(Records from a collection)
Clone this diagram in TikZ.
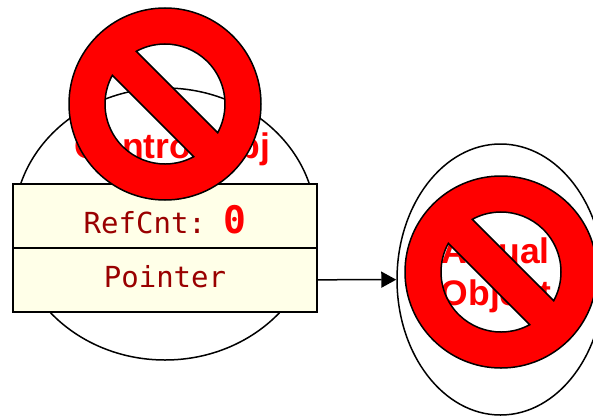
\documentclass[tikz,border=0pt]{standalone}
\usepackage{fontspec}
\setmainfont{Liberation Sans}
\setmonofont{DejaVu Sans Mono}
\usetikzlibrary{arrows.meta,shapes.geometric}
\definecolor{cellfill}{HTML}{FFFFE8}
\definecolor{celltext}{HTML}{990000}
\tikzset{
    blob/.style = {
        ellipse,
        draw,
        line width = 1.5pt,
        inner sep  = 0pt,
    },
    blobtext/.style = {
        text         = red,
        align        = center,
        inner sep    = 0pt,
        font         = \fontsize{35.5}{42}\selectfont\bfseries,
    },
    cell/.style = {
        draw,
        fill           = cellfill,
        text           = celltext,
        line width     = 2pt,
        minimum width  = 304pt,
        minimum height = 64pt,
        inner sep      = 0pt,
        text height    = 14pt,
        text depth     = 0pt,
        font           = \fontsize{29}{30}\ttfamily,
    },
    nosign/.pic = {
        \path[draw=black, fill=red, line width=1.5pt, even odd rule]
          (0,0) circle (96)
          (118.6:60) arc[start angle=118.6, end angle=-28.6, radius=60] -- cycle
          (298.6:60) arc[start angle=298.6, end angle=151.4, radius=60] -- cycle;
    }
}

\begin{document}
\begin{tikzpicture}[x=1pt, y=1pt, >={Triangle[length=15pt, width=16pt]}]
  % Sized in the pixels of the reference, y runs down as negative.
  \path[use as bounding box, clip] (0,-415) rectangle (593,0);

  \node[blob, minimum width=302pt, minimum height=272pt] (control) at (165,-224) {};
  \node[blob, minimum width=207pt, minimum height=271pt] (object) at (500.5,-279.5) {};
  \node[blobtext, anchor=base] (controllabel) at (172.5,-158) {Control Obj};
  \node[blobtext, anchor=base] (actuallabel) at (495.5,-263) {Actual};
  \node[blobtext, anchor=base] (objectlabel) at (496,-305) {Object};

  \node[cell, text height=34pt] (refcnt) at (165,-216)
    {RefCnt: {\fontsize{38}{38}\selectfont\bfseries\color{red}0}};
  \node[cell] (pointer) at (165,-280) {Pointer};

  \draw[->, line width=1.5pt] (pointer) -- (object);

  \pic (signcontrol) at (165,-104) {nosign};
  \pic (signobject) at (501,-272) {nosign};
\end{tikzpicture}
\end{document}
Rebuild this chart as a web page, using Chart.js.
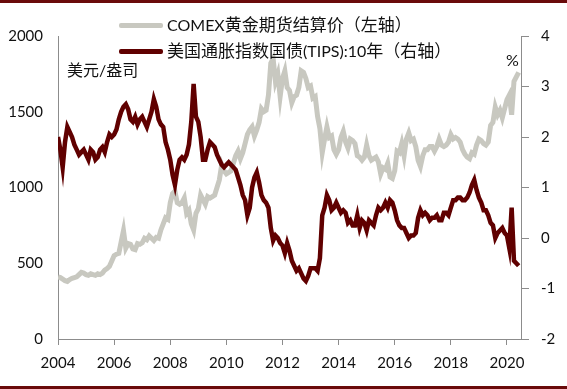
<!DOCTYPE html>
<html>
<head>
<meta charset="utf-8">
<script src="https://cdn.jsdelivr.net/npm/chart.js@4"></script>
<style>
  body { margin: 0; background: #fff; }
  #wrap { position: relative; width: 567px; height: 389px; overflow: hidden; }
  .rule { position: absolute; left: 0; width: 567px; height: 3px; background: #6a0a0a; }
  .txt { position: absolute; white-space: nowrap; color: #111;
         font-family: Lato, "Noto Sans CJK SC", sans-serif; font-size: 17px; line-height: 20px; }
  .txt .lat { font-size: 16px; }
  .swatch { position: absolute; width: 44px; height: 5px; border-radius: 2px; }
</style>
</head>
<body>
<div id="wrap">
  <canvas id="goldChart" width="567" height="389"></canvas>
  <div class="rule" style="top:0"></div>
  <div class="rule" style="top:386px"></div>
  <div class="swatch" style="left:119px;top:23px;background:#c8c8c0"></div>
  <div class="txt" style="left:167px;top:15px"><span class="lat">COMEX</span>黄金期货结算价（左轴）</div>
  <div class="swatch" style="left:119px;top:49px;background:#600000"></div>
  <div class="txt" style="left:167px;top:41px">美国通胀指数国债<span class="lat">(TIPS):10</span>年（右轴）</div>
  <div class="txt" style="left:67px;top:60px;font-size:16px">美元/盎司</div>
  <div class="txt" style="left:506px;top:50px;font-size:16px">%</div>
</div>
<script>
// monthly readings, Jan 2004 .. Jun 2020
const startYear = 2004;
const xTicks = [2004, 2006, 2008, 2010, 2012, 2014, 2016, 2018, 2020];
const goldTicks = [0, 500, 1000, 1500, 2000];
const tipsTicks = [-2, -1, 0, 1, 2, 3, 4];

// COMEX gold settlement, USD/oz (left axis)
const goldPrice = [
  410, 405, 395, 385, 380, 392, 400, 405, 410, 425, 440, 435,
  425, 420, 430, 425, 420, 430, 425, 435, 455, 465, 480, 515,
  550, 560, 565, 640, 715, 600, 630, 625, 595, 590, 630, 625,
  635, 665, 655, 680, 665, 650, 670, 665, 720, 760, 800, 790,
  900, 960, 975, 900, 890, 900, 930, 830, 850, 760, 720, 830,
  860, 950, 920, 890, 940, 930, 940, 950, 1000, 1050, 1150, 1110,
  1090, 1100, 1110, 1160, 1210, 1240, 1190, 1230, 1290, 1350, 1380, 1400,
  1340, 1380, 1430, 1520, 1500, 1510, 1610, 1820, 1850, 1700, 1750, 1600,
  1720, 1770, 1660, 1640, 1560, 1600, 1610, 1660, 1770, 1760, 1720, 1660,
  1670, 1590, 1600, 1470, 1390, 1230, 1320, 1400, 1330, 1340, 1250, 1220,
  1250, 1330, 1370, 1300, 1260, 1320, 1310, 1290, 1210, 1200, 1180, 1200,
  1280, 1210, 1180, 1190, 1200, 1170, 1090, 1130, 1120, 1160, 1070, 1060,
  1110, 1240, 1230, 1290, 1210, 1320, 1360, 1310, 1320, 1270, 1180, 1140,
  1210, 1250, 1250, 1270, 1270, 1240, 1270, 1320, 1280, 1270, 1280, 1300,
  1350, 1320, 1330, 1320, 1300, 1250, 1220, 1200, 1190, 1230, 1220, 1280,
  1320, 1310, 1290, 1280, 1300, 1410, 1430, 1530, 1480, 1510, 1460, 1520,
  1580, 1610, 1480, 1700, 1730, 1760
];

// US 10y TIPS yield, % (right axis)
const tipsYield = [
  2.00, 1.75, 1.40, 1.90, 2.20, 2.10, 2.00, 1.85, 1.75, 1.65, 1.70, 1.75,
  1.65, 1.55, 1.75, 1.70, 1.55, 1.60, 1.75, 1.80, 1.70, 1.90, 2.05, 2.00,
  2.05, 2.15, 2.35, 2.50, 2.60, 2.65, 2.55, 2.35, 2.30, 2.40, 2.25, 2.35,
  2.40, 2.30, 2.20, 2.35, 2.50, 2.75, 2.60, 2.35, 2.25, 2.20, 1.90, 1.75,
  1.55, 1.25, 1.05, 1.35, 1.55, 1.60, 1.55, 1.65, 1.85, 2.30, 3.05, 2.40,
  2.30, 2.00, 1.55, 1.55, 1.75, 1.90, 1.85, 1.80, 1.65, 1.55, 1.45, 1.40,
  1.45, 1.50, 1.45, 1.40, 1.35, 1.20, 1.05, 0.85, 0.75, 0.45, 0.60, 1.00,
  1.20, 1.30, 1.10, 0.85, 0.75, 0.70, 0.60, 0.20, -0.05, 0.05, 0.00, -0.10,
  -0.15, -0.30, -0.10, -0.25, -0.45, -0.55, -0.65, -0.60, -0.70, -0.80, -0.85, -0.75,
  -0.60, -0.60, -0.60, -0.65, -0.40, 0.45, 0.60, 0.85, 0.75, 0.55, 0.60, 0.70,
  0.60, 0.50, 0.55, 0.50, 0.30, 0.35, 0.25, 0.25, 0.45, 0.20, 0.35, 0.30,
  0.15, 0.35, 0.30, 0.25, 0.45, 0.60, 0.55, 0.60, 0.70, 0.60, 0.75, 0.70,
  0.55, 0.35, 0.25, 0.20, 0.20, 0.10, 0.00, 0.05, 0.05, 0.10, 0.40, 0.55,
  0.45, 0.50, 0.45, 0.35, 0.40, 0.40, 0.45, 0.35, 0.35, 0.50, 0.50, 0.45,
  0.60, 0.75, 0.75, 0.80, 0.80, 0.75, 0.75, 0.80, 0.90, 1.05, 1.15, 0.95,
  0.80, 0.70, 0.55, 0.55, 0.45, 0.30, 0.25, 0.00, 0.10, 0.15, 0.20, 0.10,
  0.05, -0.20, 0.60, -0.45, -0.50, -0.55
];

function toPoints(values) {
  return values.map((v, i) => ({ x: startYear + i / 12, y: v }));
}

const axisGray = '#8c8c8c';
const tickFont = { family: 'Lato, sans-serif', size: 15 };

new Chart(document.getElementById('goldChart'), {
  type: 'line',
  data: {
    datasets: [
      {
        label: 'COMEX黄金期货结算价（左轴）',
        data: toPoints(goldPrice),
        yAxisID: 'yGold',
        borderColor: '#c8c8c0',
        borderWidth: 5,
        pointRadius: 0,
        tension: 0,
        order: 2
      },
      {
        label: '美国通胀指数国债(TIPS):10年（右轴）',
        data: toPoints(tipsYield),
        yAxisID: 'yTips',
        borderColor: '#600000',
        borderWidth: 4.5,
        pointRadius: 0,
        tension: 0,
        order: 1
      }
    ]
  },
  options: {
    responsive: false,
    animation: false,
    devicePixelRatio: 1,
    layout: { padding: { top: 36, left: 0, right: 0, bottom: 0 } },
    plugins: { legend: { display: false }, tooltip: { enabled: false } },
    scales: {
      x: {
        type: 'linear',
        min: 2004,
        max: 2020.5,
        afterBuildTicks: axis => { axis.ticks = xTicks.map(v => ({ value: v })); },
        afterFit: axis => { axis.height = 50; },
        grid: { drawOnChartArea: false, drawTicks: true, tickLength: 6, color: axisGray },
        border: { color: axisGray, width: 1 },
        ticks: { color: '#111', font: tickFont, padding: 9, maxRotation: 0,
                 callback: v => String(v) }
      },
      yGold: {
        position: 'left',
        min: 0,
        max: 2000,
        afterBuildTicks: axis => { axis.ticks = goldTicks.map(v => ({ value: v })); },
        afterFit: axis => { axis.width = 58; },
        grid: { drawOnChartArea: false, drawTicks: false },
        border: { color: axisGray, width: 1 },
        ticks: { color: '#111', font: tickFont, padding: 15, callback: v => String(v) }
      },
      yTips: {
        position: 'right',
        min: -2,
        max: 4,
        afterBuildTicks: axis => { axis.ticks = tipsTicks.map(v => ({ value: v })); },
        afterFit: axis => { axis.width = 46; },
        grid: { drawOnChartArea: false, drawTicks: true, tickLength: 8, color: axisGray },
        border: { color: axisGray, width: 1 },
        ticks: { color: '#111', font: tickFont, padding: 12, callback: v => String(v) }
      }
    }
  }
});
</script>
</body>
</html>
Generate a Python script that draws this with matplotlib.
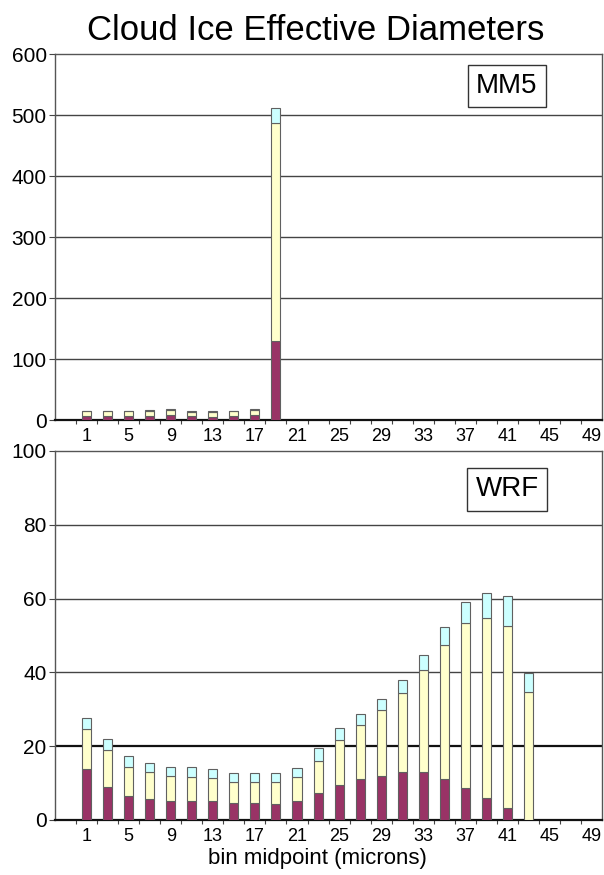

● EXERCISE DESCRIPTION: Would you reproduce the lines above, from the very first through the line containing "(pointer) at (165,-280)", exactly and without the pictures?

● RESULT FOR THIS EXERCISE:
Clone this diagram in TikZ.
\documentclass[tikz,border=0pt]{standalone}
\usepackage{fontspec}
\setmainfont{Liberation Sans}
\setmonofont{DejaVu Sans Mono}
\usetikzlibrary{arrows.meta,shapes.geometric}
\definecolor{cellfill}{HTML}{FFFFE8}
\definecolor{celltext}{HTML}{990000}
\tikzset{
    blob/.style = {
        ellipse,
        draw,
        line width = 1.5pt,
        inner sep  = 0pt,
    },
    blobtext/.style = {
        text         = red,
        align        = center,
        inner sep    = 0pt,
        font         = \fontsize{35.5}{42}\selectfont\bfseries,
    },
    cell/.style = {
        draw,
        fill           = cellfill,
        text           = celltext,
        line width     = 2pt,
        minimum width  = 304pt,
        minimum height = 64pt,
        inner sep      = 0pt,
        text height    = 14pt,
        text depth     = 0pt,
        font           = \fontsize{29}{30}\ttfamily,
    },
    nosign/.pic = {
        \path[draw=black, fill=red, line width=1.5pt, even odd rule]
          (0,0) circle (96)
          (118.6:60) arc[start angle=118.6, end angle=-28.6, radius=60] -- cycle
          (298.6:60) arc[start angle=298.6, end angle=151.4, radius=60] -- cycle;
    }
}

\begin{document}
\begin{tikzpicture}[x=1pt, y=1pt, >={Triangle[length=15pt, width=16pt]}]
  % Sized in the pixels of the reference, y runs down as negative.
  \path[use as bounding box, clip] (0,-415) rectangle (593,0);

  \node[blob, minimum width=302pt, minimum height=272pt] (control) at (165,-224) {};
  \node[blob, minimum width=207pt, minimum height=271pt] (object) at (500.5,-279.5) {};
  \node[blobtext, anchor=base] (controllabel) at (172.5,-158) {Control Obj};
  \node[blobtext, anchor=base] (actuallabel) at (495.5,-263) {Actual};
  \node[blobtext, anchor=base] (objectlabel) at (496,-305) {Object};

  \node[cell, text height=34pt] (refcnt) at (165,-216)
    {RefCnt: {\fontsize{38}{38}\selectfont\bfseries\color{red}0}};
  \node[cell] (pointer) at (165,-280) {Pointer};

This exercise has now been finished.